◆ Information supplied ◆
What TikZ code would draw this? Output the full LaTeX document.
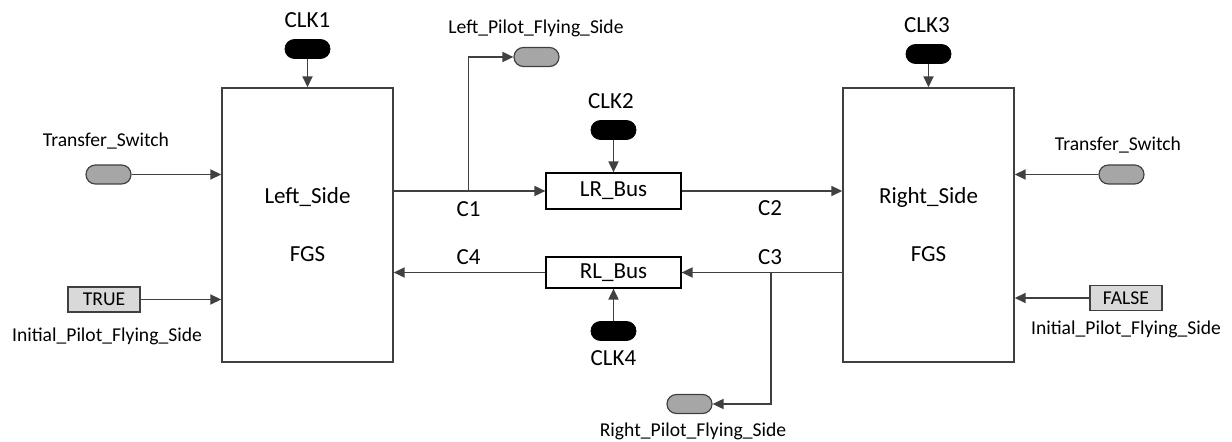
\documentclass[tikz,border=0pt]{standalone}
\usepackage{fontspec}
\setmainfont{Carlito}
\usepackage{tikz}
\usetikzlibrary{arrows.meta}

\definecolor{wirec}{HTML}{404040}
\definecolor{pillgray}{HTML}{A6A6A6}
\definecolor{constgray}{HTML}{D9D9D9}

\tikzset{
  big/.style={font=\fontsize{11.5}{13}\selectfont},
  small/.style={font=\fontsize{9.8}{12}\selectfont},
  wire/.style={draw=wirec,line width=0.9pt},
  arr/.style={wire,-{Triangle[length=5.5pt,width=5pt]}},
  fgsbox/.style={draw=wirec,line width=0.7pt,minimum width=85.5pt,minimum height=137pt,inner sep=0pt},
  busbox/.style={draw=black,line width=0.6pt,minimum width=67.5pt,inner sep=0pt,big},
  clkpill/.style={draw=black,fill=black,rounded corners=4.7pt,minimum width=22.5pt,minimum height=9.5pt,inner sep=0pt},
  inpill/.style={draw=wirec,fill=pillgray,line width=0.6pt,rounded corners=4.7pt,minimum width=22.5pt,minimum height=9.5pt,inner sep=0pt},
  constbox/.style={draw=wirec,fill=constgray,line width=0.6pt,minimum width=36pt,minimum height=12.5pt,inner sep=0pt,small}
}

\begin{document}
\begin{tikzpicture}[x=0.5pt,y=-0.5pt]
    \useasboundingbox (0,0) rectangle (1232,442);
    % the two FGS sides
    \node[fgsbox] (lside) at (307.5,225) {};
    \node[big] (lname) at (307.5,197) {Left\_Side};
    \node[big] (lfgs) at (307.5,254) {FGS};
    \node[fgsbox] (rside) at (928.5,225) {};
    \node[big] (rname) at (928.5,197) {Right\_Side};
    \node[big] (rfgs) at (928.5,254) {FGS};
    % buses
    \node[busbox,minimum height=18pt] (lr) at (613.5,191) {LR\_Bus};
    \node[busbox,minimum height=15.5pt] (rl) at (613.5,272.5) {RL\_Bus};
    % clocks
    \node[clkpill] (clk1) at (307.5,49) {};
    \node[big] (clk1t) at (307.5,20) {CLK1};
    \node[clkpill] (clk2) at (613.5,130) {};
    \node[big] (clk2t) at (611,101) {CLK2};
    \node[clkpill] (clk3) at (928.5,54) {};
    \node[big] (clk3t) at (927,25) {CLK3};
    \node[clkpill] (clk4) at (613.5,331) {};
    \node[big] (clk4t) at (613.5,358) {CLK4};
    % inputs and outputs
    \node[inpill] (lts) at (108.5,174.5) {};
    \node[small] (ltst) at (106,141) {Transfer\_Switch};
    \node[constbox] (ltrue) at (104,299.5) {TRUE};
    \node[small] (linit) at (107,336) {Initial\_Pilot\_Flying\_Side};
    \node[inpill] (rts) at (1121.5,174.5) {};
    \node[small] (rtst) at (1118,145) {Transfer\_Switch};
    \node[constbox] (rfalse) at (1126,298) {FALSE};
    \node[small] (rinit) at (1126,329) {Initial\_Pilot\_Flying\_Side};
    \node[inpill] (lpfs) at (536.5,57) {};
    \node[small] (lpfst) at (536,28) {Left\_Pilot\_Flying\_Side};
    \node[inpill] (rpfs) at (689.5,404) {};
    \node[small] (rpfst) at (693,431) {Right\_Pilot\_Flying\_Side};
    % channel labels
    \node[big] (c1t) at (468.5,209) {C1};
    \node[big] (c2t) at (770,208) {C2};
    \node[big] (c3t) at (770,257) {C3};
    \node[big] (c4t) at (468.5,257) {C4};
    \coordinate (c1) at (468.5,191);
    \coordinate (c3) at (771,272.5);
    % connectors
    \draw[arr] (clk1) -- (lside.north);
    \draw[arr] (clk2) -- (lr.north);
    \draw[arr] (clk3) -- (rside.north);
    \draw[arr] (clk4) -- (rl.south);
    \draw[arr] (lts.east) -- (lts.east -| lside.west);
    \draw[arr] (ltrue.east) -- (ltrue.east -| lside.west);
    \draw[arr] (rts.west) -- (rts.west -| rside.east);
    \draw[arr] (rfalse.west) -- (rfalse.west -| rside.east);
    \draw[arr] (lr.west -| lside.east) -- (lr.west);
    \draw[arr] (c1) |- (lpfs.west);
    \draw[arr] (lr.east) -- (lr.east -| rside.west);
    \draw[arr] (rl.east -| rside.west) -- (rl.east);
    \draw[arr] (c3) |- (rpfs.east);
    \draw[arr] (rl.west) -- (rl.west -| lside.east);
\end{tikzpicture}
\end{document}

◆ Exercise objective ◆
Repeat the full listing above exactly, with no pictures in the copy.

◆ Exercise answer ◆
What TikZ code would draw this? Output the full LaTeX document.
\documentclass[tikz,border=0pt]{standalone}
\usepackage{fontspec}
\setmainfont{Carlito}
\usepackage{tikz}
\usetikzlibrary{arrows.meta}

\definecolor{wirec}{HTML}{404040}
\definecolor{pillgray}{HTML}{A6A6A6}
\definecolor{constgray}{HTML}{D9D9D9}

\tikzset{
  big/.style={font=\fontsize{11.5}{13}\selectfont},
  small/.style={font=\fontsize{9.8}{12}\selectfont},
  wire/.style={draw=wirec,line width=0.9pt},
  arr/.style={wire,-{Triangle[length=5.5pt,width=5pt]}},
  fgsbox/.style={draw=wirec,line width=0.7pt,minimum width=85.5pt,minimum height=137pt,inner sep=0pt},
  busbox/.style={draw=black,line width=0.6pt,minimum width=67.5pt,inner sep=0pt,big},
  clkpill/.style={draw=black,fill=black,rounded corners=4.7pt,minimum width=22.5pt,minimum height=9.5pt,inner sep=0pt},
  inpill/.style={draw=wirec,fill=pillgray,line width=0.6pt,rounded corners=4.7pt,minimum width=22.5pt,minimum height=9.5pt,inner sep=0pt},
  constbox/.style={draw=wirec,fill=constgray,line width=0.6pt,minimum width=36pt,minimum height=12.5pt,inner sep=0pt,small}
}

\begin{document}
\begin{tikzpicture}[x=0.5pt,y=-0.5pt]
    \useasboundingbox (0,0) rectangle (1232,442);
    % the two FGS sides
    \node[fgsbox] (lside) at (307.5,225) {};
    \node[big] (lname) at (307.5,197) {Left\_Side};
    \node[big] (lfgs) at (307.5,254) {FGS};
    \node[fgsbox] (rside) at (928.5,225) {};
    \node[big] (rname) at (928.5,197) {Right\_Side};
    \node[big] (rfgs) at (928.5,254) {FGS};
    % buses
    \node[busbox,minimum height=18pt] (lr) at (613.5,191) {LR\_Bus};
    \node[busbox,minimum height=15.5pt] (rl) at (613.5,272.5) {RL\_Bus};
    % clocks
    \node[clkpill] (clk1) at (307.5,49) {};
    \node[big] (clk1t) at (307.5,20) {CLK1};
    \node[clkpill] (clk2) at (613.5,130) {};
    \node[big] (clk2t) at (611,101) {CLK2};
    \node[clkpill] (clk3) at (928.5,54) {};
    \node[big] (clk3t) at (927,25) {CLK3};
    \node[clkpill] (clk4) at (613.5,331) {};
    \node[big] (clk4t) at (613.5,358) {CLK4};
    % inputs and outputs
    \node[inpill] (lts) at (108.5,174.5) {};
    \node[small] (ltst) at (106,141) {Transfer\_Switch};
    \node[constbox] (ltrue) at (104,299.5) {TRUE};
    \node[small] (linit) at (107,336) {Initial\_Pilot\_Flying\_Side};
    \node[inpill] (rts) at (1121.5,174.5) {};
    \node[small] (rtst) at (1118,145) {Transfer\_Switch};
    \node[constbox] (rfalse) at (1126,298) {FALSE};
    \node[small] (rinit) at (1126,329) {Initial\_Pilot\_Flying\_Side};
    \node[inpill] (lpfs) at (536.5,57) {};
    \node[small] (lpfst) at (536,28) {Left\_Pilot\_Flying\_Side};
    \node[inpill] (rpfs) at (689.5,404) {};
    \node[small] (rpfst) at (693,431) {Right\_Pilot\_Flying\_Side};
    % channel labels
    \node[big] (c1t) at (468.5,209) {C1};
    \node[big] (c2t) at (770,208) {C2};
    \node[big] (c3t) at (770,257) {C3};
    \node[big] (c4t) at (468.5,257) {C4};
    \coordinate (c1) at (468.5,191);
    \coordinate (c3) at (771,272.5);
    % connectors
    \draw[arr] (clk1) -- (lside.north);
    \draw[arr] (clk2) -- (lr.north);
    \draw[arr] (clk3) -- (rside.north);
    \draw[arr] (clk4) -- (rl.south);
    \draw[arr] (lts.east) -- (lts.east -| lside.west);
    \draw[arr] (ltrue.east) -- (ltrue.east -| lside.west);
    \draw[arr] (rts.west) -- (rts.west -| rside.east);
    \draw[arr] (rfalse.west) -- (rfalse.west -| rside.east);
    \draw[arr] (lr.west -| lside.east) -- (lr.west);
    \draw[arr] (c1) |- (lpfs.west);
    \draw[arr] (lr.east) -- (lr.east -| rside.west);
    \draw[arr] (rl.east -| rside.west) -- (rl.east);
    \draw[arr] (c3) |- (rpfs.east);
    \draw[arr] (rl.west) -- (rl.west -| lside.east);
\end{tikzpicture}
\end{document}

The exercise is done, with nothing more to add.